Friday, November 26, 2010

Women's Rights and the Sustenance of Society

The New York Times had a piece yesterday on women in China. This article discussed how Chinese women have made big gains in rights, but have also, with industrialisation, lost rights. Since 1992, there has been a piece of legislation called the Law on the Protection of Women’s Rights and Interests, which, since 2005, has made gender equality a state policy, ensuring that women have protection against sexual harassment, discrimination and other such things. For a country not exactly being famous for its policies on human rights, this is quite huge. Women often have to stand aside when human rights are being installed in countries where they have previously been lacking. First universal human rights, and then, if they feel like something can be gained from it, women's rights.

Interesting to note, as the article does, is the huge discrimination women still face in employment, not with regards to their capabilities, which do not seem to be at question here; it is the reproductive possibilities that matter. Young women are being asked in job interviews if they plan on having children soon, and even if they claim that they will not, they are rarely believed.

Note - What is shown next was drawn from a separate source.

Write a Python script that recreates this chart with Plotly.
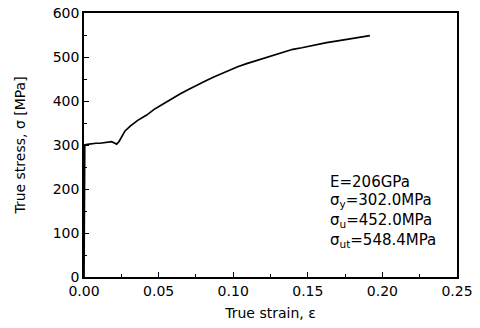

This is a problem that, at one point or another, every society with stated women's rights that have begun to incorporate women in the work forces has faced. The fear of having to pay for maternal leave and child sick days often discourages companies from hiring women to the same extent as men, because, as we know, the likelihood that the woman will be the one staying at home with sick children and taking out more parental leave than the man, is quite big. Most countries do not even have anything near to equal division of parental leave, so the woman is simply forced to stay at home unless the family has the finances to hire a nanny.

What strikes me as odd, though, is how this is allowed to go on. China is a country with a vast population, and there are policies in place to discourage families from having more than one child, but at some level there has got to be a realisation that if women are discouraged from reproducing altogether, there will be no future citizens. When the pre-restriction generations of people hit the retirement mark, who will be ensuring the running of society then? For every generation, child births are dwindling. Obviously, in a country with such a huge population as China, a restriction on child bearing makes sense, but a complete discouragement? These women are the ones who will be bearing the future men, who seem to be more valued in the work place, and in society in general - China is notorious for its abortion of girl foetuses (see the Economist's article on 'Gendercide' - subscription required). A further discouragement for women to have children, and especially girls - the ratio of boys to girls born is 124 to every 100 - seems like a huge flaw in the planning for a future society. Every year, there are less women to give birth to future citizens and now they are also being discouraged to do so if they also have a need for a job. Combine that with the one-child-policy and there is at some point going to be a huge disparity in people who can work, and those who cannot (mainly retired people).

Women's rights, and in this case reproductive rights specifically, are directly correlated to the sustenance of every society. Women are as much needed as men in carrying forward the society. Unless they have started making artificial wombs, China needs to start reconsidering their acceptance of this kind of discrimination in the workplace.